*GIVEN RECORDS*:

------------------------------------------------

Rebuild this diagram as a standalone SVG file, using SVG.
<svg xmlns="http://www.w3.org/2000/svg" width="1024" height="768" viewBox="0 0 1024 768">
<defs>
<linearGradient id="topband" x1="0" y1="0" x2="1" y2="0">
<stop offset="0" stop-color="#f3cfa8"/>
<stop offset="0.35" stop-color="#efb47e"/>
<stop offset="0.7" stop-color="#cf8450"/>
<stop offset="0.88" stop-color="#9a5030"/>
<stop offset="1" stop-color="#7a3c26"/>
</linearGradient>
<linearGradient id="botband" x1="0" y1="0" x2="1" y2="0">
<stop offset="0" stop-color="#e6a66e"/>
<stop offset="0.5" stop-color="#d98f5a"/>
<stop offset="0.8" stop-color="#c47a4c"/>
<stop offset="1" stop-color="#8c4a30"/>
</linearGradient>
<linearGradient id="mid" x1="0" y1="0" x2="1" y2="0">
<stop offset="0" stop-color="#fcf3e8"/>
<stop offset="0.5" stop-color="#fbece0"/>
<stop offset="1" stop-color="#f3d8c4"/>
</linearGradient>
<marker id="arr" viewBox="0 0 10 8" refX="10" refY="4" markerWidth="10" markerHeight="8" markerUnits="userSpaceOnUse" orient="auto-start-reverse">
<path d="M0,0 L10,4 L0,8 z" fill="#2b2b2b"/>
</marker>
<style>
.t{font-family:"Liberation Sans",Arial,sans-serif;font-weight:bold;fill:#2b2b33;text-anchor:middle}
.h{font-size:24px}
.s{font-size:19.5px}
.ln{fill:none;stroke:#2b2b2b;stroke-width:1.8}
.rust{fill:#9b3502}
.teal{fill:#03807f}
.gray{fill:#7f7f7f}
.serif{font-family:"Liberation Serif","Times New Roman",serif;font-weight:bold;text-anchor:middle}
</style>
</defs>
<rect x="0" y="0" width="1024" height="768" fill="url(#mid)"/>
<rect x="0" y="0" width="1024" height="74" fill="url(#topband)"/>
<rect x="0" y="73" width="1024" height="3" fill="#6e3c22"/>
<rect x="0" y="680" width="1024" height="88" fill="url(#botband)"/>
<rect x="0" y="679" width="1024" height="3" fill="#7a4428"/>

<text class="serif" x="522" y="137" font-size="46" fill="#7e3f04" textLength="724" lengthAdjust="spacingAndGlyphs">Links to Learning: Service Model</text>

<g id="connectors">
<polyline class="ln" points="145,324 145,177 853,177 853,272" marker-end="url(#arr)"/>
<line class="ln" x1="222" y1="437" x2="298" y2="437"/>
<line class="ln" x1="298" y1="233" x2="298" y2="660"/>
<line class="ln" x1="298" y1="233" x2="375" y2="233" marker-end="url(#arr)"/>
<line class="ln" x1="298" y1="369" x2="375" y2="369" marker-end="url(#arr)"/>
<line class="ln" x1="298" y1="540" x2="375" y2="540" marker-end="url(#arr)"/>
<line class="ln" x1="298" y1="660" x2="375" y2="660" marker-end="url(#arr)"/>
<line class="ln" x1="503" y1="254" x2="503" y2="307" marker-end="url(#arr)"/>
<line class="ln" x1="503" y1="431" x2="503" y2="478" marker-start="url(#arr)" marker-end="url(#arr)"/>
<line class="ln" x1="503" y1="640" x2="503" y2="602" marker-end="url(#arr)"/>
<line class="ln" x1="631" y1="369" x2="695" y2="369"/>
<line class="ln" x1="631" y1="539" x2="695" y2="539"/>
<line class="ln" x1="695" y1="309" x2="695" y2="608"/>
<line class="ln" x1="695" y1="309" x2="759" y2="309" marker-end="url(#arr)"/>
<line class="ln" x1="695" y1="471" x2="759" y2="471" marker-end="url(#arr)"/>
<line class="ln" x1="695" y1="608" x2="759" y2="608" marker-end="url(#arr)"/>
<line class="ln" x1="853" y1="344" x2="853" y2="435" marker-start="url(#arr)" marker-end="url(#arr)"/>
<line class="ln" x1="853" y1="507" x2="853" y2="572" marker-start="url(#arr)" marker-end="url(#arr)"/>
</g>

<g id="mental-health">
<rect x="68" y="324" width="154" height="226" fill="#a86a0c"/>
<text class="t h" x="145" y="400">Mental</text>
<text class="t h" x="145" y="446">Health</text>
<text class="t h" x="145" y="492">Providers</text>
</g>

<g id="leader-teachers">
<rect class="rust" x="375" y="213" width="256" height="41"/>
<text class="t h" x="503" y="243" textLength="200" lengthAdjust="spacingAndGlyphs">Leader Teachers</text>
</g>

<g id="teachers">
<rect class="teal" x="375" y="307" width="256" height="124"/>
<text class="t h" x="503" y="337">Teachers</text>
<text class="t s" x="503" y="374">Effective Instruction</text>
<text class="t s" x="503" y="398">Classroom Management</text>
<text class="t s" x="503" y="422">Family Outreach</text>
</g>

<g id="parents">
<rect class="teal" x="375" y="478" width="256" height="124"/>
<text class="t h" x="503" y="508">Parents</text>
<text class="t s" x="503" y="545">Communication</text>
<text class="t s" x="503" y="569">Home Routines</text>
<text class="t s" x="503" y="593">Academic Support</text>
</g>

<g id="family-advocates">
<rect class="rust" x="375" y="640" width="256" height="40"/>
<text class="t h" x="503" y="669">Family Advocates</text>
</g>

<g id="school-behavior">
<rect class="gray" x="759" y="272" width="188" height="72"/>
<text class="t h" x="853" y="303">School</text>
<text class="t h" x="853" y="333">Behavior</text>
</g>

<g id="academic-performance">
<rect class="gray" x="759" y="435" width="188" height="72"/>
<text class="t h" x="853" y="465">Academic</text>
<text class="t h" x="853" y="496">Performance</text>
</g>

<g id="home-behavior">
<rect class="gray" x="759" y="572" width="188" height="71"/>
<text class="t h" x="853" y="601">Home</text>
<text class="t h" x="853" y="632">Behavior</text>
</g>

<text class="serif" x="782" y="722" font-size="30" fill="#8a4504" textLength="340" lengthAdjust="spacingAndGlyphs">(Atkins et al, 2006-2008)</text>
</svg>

------------------------------------------------

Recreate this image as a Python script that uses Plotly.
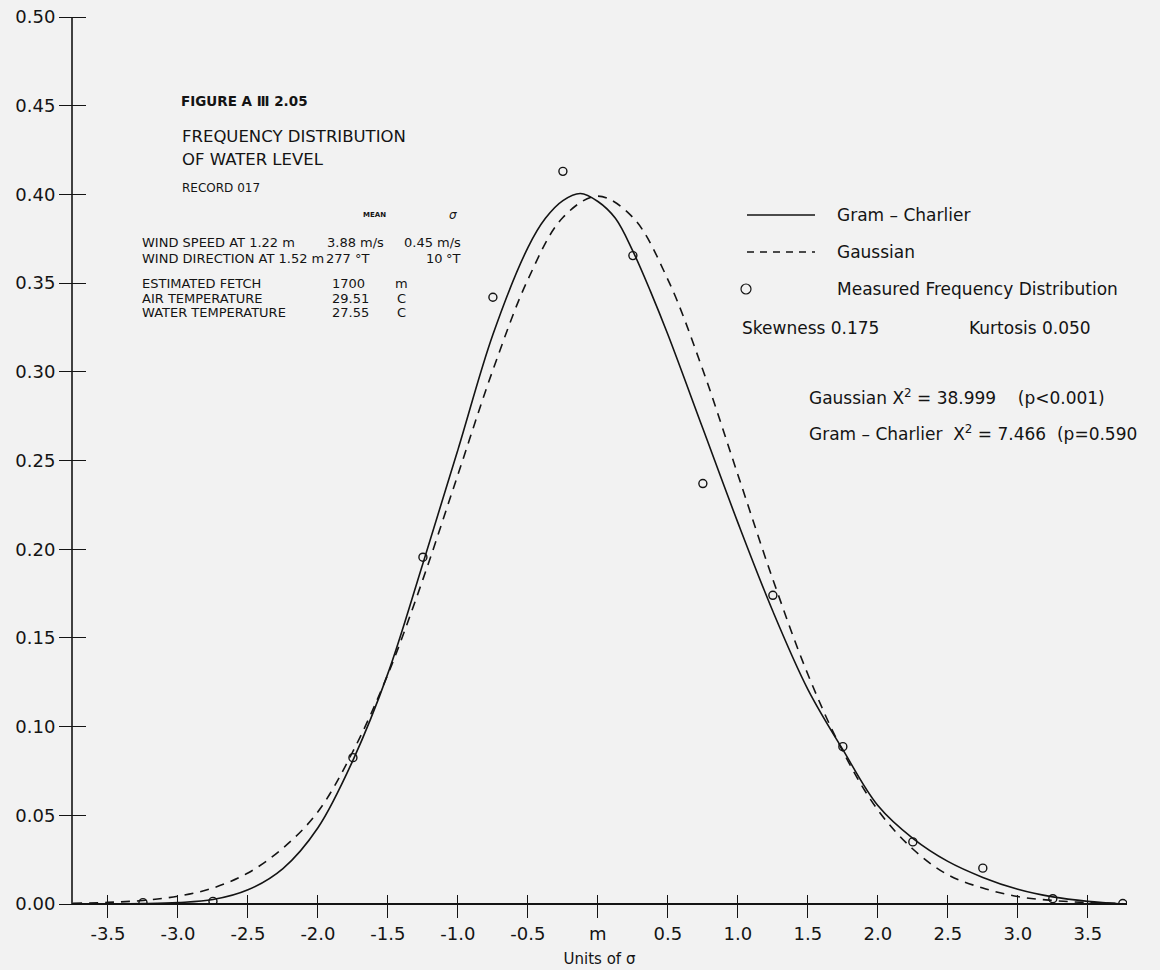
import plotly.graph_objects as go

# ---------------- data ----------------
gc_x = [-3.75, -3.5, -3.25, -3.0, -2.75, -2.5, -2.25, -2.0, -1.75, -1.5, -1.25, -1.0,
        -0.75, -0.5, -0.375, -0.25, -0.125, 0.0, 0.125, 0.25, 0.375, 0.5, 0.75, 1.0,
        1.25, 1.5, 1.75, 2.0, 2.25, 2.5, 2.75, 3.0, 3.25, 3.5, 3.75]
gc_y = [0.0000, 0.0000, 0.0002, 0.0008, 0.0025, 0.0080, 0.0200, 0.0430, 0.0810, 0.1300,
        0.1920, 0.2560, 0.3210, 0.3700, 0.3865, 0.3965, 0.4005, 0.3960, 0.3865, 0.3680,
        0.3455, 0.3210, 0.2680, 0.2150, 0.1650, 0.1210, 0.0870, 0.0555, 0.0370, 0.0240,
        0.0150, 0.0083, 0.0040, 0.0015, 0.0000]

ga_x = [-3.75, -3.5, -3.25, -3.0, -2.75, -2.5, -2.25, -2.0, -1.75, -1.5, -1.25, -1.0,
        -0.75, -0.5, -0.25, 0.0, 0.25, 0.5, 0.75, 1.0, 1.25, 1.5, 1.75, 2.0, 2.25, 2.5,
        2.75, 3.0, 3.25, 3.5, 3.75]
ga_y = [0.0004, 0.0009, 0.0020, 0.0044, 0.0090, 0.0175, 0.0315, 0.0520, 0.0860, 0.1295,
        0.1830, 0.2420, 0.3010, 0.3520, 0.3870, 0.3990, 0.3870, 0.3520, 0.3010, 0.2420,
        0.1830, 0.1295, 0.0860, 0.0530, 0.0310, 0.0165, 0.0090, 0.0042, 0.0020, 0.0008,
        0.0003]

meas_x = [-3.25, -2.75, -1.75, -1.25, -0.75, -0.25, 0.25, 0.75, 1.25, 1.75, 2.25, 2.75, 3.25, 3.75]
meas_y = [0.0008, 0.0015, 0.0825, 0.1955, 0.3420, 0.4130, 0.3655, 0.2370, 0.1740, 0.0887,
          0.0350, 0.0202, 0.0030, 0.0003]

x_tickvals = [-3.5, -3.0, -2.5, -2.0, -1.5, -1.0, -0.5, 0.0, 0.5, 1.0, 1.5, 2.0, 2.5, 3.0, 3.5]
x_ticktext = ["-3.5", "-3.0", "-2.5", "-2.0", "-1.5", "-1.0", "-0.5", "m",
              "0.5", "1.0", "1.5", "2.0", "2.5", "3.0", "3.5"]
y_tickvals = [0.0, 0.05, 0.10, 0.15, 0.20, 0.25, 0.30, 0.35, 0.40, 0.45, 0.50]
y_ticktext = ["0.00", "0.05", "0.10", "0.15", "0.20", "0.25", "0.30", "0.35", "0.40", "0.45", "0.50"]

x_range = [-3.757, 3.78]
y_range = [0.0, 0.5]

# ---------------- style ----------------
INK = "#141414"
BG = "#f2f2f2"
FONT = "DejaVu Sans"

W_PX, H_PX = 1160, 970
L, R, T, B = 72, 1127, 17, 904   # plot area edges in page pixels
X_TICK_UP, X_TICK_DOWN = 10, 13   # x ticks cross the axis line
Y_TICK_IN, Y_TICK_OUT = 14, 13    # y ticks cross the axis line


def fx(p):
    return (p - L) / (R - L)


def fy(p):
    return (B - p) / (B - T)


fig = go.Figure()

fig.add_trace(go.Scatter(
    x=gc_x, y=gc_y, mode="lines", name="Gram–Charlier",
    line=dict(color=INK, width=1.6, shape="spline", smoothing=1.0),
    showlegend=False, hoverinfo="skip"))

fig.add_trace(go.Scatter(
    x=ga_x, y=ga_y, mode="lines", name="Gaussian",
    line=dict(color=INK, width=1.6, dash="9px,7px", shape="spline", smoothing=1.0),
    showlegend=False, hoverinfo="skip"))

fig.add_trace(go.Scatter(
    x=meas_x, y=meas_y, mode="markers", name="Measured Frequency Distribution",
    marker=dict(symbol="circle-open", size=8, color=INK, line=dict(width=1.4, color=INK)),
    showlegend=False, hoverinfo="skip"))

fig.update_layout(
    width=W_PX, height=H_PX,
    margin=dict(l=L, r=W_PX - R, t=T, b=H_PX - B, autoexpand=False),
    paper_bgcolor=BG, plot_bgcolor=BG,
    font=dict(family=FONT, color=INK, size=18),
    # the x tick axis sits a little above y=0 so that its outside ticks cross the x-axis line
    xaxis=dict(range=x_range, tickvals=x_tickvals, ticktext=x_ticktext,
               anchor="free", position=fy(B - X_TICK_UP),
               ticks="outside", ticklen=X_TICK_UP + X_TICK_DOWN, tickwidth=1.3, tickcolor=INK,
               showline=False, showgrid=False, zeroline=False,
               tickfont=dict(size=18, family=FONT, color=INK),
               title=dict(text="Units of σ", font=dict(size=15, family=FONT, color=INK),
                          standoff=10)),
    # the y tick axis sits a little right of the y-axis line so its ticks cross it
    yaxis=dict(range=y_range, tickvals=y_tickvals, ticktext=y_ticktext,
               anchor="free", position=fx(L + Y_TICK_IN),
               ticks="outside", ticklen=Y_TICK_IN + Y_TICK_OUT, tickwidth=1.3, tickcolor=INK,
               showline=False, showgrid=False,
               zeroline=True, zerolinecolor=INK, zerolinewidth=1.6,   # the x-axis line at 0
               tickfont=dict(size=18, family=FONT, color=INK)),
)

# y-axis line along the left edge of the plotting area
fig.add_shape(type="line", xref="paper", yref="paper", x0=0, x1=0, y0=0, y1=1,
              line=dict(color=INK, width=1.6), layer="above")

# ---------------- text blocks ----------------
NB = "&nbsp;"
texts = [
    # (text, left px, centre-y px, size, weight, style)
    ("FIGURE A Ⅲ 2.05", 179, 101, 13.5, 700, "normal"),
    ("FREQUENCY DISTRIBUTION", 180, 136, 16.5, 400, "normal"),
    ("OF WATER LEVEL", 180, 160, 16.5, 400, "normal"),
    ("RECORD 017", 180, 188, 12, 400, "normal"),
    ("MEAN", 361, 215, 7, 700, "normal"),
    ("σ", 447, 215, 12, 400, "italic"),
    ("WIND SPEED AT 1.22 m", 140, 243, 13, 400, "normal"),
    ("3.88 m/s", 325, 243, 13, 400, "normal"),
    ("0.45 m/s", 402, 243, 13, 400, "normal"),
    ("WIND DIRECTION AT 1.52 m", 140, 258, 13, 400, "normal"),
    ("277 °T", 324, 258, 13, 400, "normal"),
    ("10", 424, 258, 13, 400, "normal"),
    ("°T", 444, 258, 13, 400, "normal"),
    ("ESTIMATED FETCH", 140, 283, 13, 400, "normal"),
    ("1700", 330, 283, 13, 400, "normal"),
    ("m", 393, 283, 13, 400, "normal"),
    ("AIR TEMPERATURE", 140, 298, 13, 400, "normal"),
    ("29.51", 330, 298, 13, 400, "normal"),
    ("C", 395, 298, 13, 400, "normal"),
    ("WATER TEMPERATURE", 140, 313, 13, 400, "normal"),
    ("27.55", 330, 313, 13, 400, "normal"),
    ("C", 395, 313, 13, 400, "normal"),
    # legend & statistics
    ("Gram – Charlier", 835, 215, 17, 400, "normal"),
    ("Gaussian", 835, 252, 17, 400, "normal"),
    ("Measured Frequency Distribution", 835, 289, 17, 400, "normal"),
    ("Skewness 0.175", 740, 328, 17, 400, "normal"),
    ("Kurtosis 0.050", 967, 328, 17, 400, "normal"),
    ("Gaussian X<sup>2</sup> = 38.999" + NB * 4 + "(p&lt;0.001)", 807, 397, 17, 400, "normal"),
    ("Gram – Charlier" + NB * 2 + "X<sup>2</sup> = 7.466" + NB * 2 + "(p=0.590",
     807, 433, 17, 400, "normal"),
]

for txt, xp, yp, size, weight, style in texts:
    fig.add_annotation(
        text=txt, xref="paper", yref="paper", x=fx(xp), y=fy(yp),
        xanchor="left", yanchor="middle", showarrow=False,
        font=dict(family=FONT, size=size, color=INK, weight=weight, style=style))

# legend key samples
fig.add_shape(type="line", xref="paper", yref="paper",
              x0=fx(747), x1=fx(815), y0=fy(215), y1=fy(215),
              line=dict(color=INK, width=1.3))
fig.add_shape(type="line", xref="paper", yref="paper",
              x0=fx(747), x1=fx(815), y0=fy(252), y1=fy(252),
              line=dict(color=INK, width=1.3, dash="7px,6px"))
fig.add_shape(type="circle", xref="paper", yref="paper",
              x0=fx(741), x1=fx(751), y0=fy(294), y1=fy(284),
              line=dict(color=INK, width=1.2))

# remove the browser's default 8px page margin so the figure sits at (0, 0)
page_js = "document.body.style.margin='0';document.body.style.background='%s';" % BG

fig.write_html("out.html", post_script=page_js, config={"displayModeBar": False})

------------------------------------------------

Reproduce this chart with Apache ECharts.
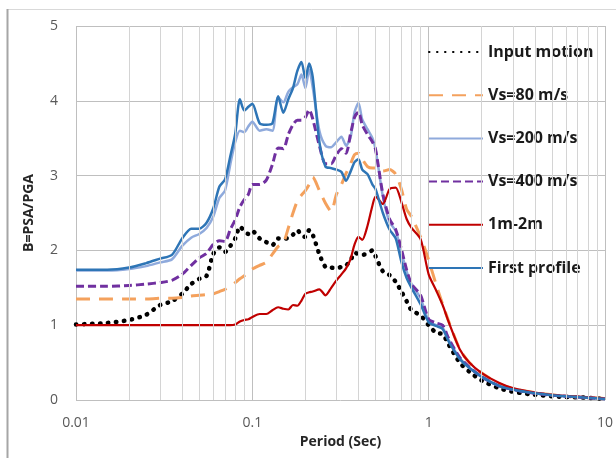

------------------------------------------------

*BRIEF*: Transcribe only the lines from the line holding "Recreate this image" through the line holding "import plotly.graph_objects as go", inclusive, without any of the pictures.

*EXERCISE RESPONSE*:
Recreate this image as a Python script that uses Plotly.
import plotly.graph_objects as go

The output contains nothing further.